Task to complete:
Restate each line of the listing exactly, without carrying over any pictures.

Material:
::::

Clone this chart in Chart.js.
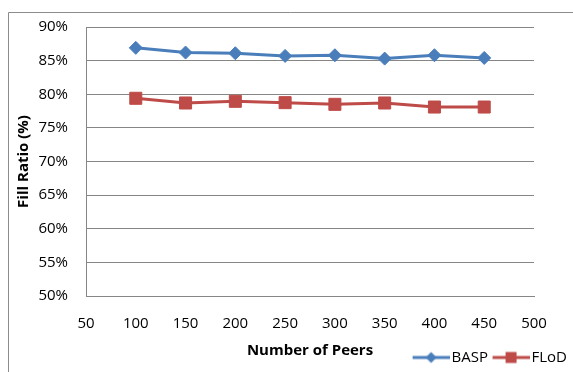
<!DOCTYPE html>
<html>
<head>
<meta charset="utf-8">
<script src="https://cdn.jsdelivr.net/npm/chart.js"></script>
<style>
  body { margin: 0; background: #fff; }
</style>
</head>
<body>
<canvas id="myChart" width="573" height="372"></canvas>
<script>
const peers = [100, 150, 200, 250, 300, 350, 400, 450];
const basp = [86.9, 86.2, 86.1, 85.7, 85.8, 85.3, 85.8, 85.4];
const flod = [79.4, 78.7, 78.95, 78.75, 78.5, 78.7, 78.1, 78.1];
const xRange = [50, 500, 50];   // min, max, step
const yRange = [50, 90, 5];

const blue = '#4a7ebb';
const red = '#be4b48';
const axisGray = '#868686';

Chart.defaults.font.family = "'Open Sans', sans-serif";
Chart.defaults.font.size = 15;
Chart.defaults.color = '#000';

// little line+marker picture for each legend entry
function legendIcon(color, shape) {
  const c = document.createElement('canvas');
  c.width = 41; c.height = 16;
  const g = c.getContext('2d');
  g.strokeStyle = color;
  g.lineWidth = 3;
  g.beginPath(); g.moveTo(4, 8); g.lineTo(41, 8); g.stroke();
  g.fillStyle = color;
  g.beginPath();
  if (shape == 'diamond') {
    g.moveTo(22.5, 2.5); g.lineTo(28, 8); g.lineTo(22.5, 13.5); g.lineTo(17, 8);
    g.closePath();
  } else {
    g.rect(17, 2.5, 11, 11);
  }
  g.fill();
  return c;
}
const icons = [legendIcon(blue, 'diamond'), legendIcon(red, 'square')];

// outer chart frame (left and top edges only show)
const framePlugin = {
  id: 'frame',
  beforeDraw(chart) {
    const ctx = chart.ctx;
    ctx.save();
    ctx.fillStyle = '#fff';
    ctx.fillRect(0, 0, chart.width, chart.height);
    ctx.strokeStyle = '#8c8c8c';
    ctx.lineWidth = 1;
    ctx.beginPath();
    ctx.moveTo(8.5, chart.height);
    ctx.lineTo(8.5, 12.5);
    ctx.lineTo(chart.width, 12.5);
    ctx.stroke();
    ctx.restore();
  }
};

const data = {
  datasets: [{
    label: 'BASP',
    data: peers.map((p, i) => ({x: p, y: basp[i]})),
    borderColor: blue,
    backgroundColor: blue,
    borderWidth: 3,
    pointStyle: 'rectRot',
    pointRadius: 6.5,
    pointBorderWidth: 1
  }, {
    label: 'FLoD',
    data: peers.map((p, i) => ({x: p, y: flod[i]})),
    borderColor: red,
    backgroundColor: red,
    borderWidth: 3,
    pointStyle: 'rect',
    pointRadius: 8.5,
    pointBorderWidth: 1
  }]
};

const config = {
  type: 'line',
  data: data,
  plugins: [framePlugin],
  options: {
    responsive: false,
    animation: false,
    devicePixelRatio: 1,
    layout: { padding: {left: 10, right: 0, top: 24, bottom: -3} },
    elements: { line: { tension: 0 } },
    scales: {
      x: {
        type: 'linear',
        min: xRange[0], max: xRange[1],
        ticks: { stepSize: xRange[2], padding: 19 },
        grid: { display: false, drawTicks: false },
        border: { color: axisGray, width: 1 },
        title: {
          display: true, text: 'Number of Peers',
          font: { weight: 'bold', size: 15 },
          padding: {top: 0, bottom: -16}
        },
        afterFit: s => { s.height = 48; }
      },
      y: {
        min: yRange[0], max: yRange[1],
        ticks: { stepSize: yRange[2], padding: 18, callback: v => v + '%' },
        grid: { color: axisGray, drawTicks: false },
        border: { color: axisGray, width: 1 },
        title: {
          display: true, text: 'Fill Ratio (%)',
          font: { weight: 'bold', size: 15 },
          padding: {top: 5, bottom: 0}
        },
        afterFit: s => { s.width = 76; }
      },
      right: {
        position: 'right',
        min: 0, max: 1,
        ticks: { display: false },
        grid: { display: false },
        border: { display: false },
        afterFit: s => { s.width = 39; }
      }
    },
    plugins: {
      tooltip: { enabled: false },
      legend: {
        position: 'bottom',
        align: 'end',
        labels: {
          usePointStyle: true,
          pointStyleWidth: 30,
          padding: 6,
          font: { size: 15 },
          generateLabels: chart => Chart.defaults.plugins.legend.labels.generateLabels(chart)
            .map((item, i) => Object.assign(item, {pointStyle: icons[i]}))
        }
      }
    }
  }
};

const myChart = new Chart(document.getElementById('myChart').getContext('2d'), config);
</script>
</body>
</html>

::::

Answer to this problem:
Clone this chart in Chart.js.
<!DOCTYPE html>
<html>
<head>
<meta charset="utf-8">
<script src="https://cdn.jsdelivr.net/npm/chart.js"></script>
<style>
  body { margin: 0; background: #fff; }
</style>
</head>
<body>
<canvas id="myChart" width="573" height="372"></canvas>
<script>
const peers = [100, 150, 200, 250, 300, 350, 400, 450];
const basp = [86.9, 86.2, 86.1, 85.7, 85.8, 85.3, 85.8, 85.4];
const flod = [79.4, 78.7, 78.95, 78.75, 78.5, 78.7, 78.1, 78.1];
const xRange = [50, 500, 50];   // min, max, step
const yRange = [50, 90, 5];

const blue = '#4a7ebb';
const red = '#be4b48';
const axisGray = '#868686';

Chart.defaults.font.family = "'Open Sans', sans-serif";
Chart.defaults.font.size = 15;
Chart.defaults.color = '#000';

// little line+marker picture for each legend entry
function legendIcon(color, shape) {
  const c = document.createElement('canvas');
  c.width = 41; c.height = 16;
  const g = c.getContext('2d');
  g.strokeStyle = color;
  g.lineWidth = 3;
  g.beginPath(); g.moveTo(4, 8); g.lineTo(41, 8); g.stroke();
  g.fillStyle = color;
  g.beginPath();
  if (shape == 'diamond') {
    g.moveTo(22.5, 2.5); g.lineTo(28, 8); g.lineTo(22.5, 13.5); g.lineTo(17, 8);
    g.closePath();
  } else {
    g.rect(17, 2.5, 11, 11);
  }
  g.fill();
  return c;
}
const icons = [legendIcon(blue, 'diamond'), legendIcon(red, 'square')];

// outer chart frame (left and top edges only show)
const framePlugin = {
  id: 'frame',
  beforeDraw(chart) {
    const ctx = chart.ctx;
    ctx.save();
    ctx.fillStyle = '#fff';
    ctx.fillRect(0, 0, chart.width, chart.height);
    ctx.strokeStyle = '#8c8c8c';
    ctx.lineWidth = 1;
    ctx.beginPath();
    ctx.moveTo(8.5, chart.height);
    ctx.lineTo(8.5, 12.5);
    ctx.lineTo(chart.width, 12.5);
    ctx.stroke();
    ctx.restore();
  }
};

const data = {
  datasets: [{
    label: 'BASP',
    data: peers.map((p, i) => ({x: p, y: basp[i]})),
    borderColor: blue,
    backgroundColor: blue,
    borderWidth: 3,
    pointStyle: 'rectRot',
    pointRadius: 6.5,
    pointBorderWidth: 1
  }, {
    label: 'FLoD',
    data: peers.map((p, i) => ({x: p, y: flod[i]})),
    borderColor: red,
    backgroundColor: red,
    borderWidth: 3,
    pointStyle: 'rect',
    pointRadius: 8.5,
    pointBorderWidth: 1
  }]
};

const config = {
  type: 'line',
  data: data,
  plugins: [framePlugin],
  options: {
    responsive: false,
    animation: false,
    devicePixelRatio: 1,
    layout: { padding: {left: 10, right: 0, top: 24, bottom: -3} },
    elements: { line: { tension: 0 } },
    scales: {
      x: {
        type: 'linear',
        min: xRange[0], max: xRange[1],
        ticks: { stepSize: xRange[2], padding: 19 },
        grid: { display: false, drawTicks: false },
        border: { color: axisGray, width: 1 },
        title: {
          display: true, text: 'Number of Peers',
          font: { weight: 'bold', size: 15 },
          padding: {top: 0, bottom: -16}
        },
        afterFit: s => { s.height = 48; }
      },
      y: {
        min: yRange[0], max: yRange[1],
        ticks: { stepSize: yRange[2], padding: 18, callback: v => v + '%' },
        grid: { color: axisGray, drawTicks: false },
        border: { color: axisGray, width: 1 },
        title: {
          display: true, text: 'Fill Ratio (%)',
          font: { weight: 'bold', size: 15 },
          padding: {top: 5, bottom: 0}
        },
        afterFit: s => { s.width = 76; }
      },
      right: {
        position: 'right',
        min: 0, max: 1,
        ticks: { display: false },
        grid: { display: false },
        border: { display: false },
        afterFit: s => { s.width = 39; }
      }
    },
    plugins: {
      tooltip: { enabled: false },
      legend: {
        position: 'bottom',
        align: 'end',
        labels: {
          usePointStyle: true,
          pointStyleWidth: 30,
          padding: 6,
          font: { size: 15 },
          generateLabels: chart => Chart.defaults.plugins.legend.labels.generateLabels(chart)
            .map((item, i) => Object.assign(item, {pointStyle: icons[i]}))
        }
      }
    }
  }
};

const myChart = new Chart(document.getElementById('myChart').getContext('2d'), config);
</script>
</body>
</html>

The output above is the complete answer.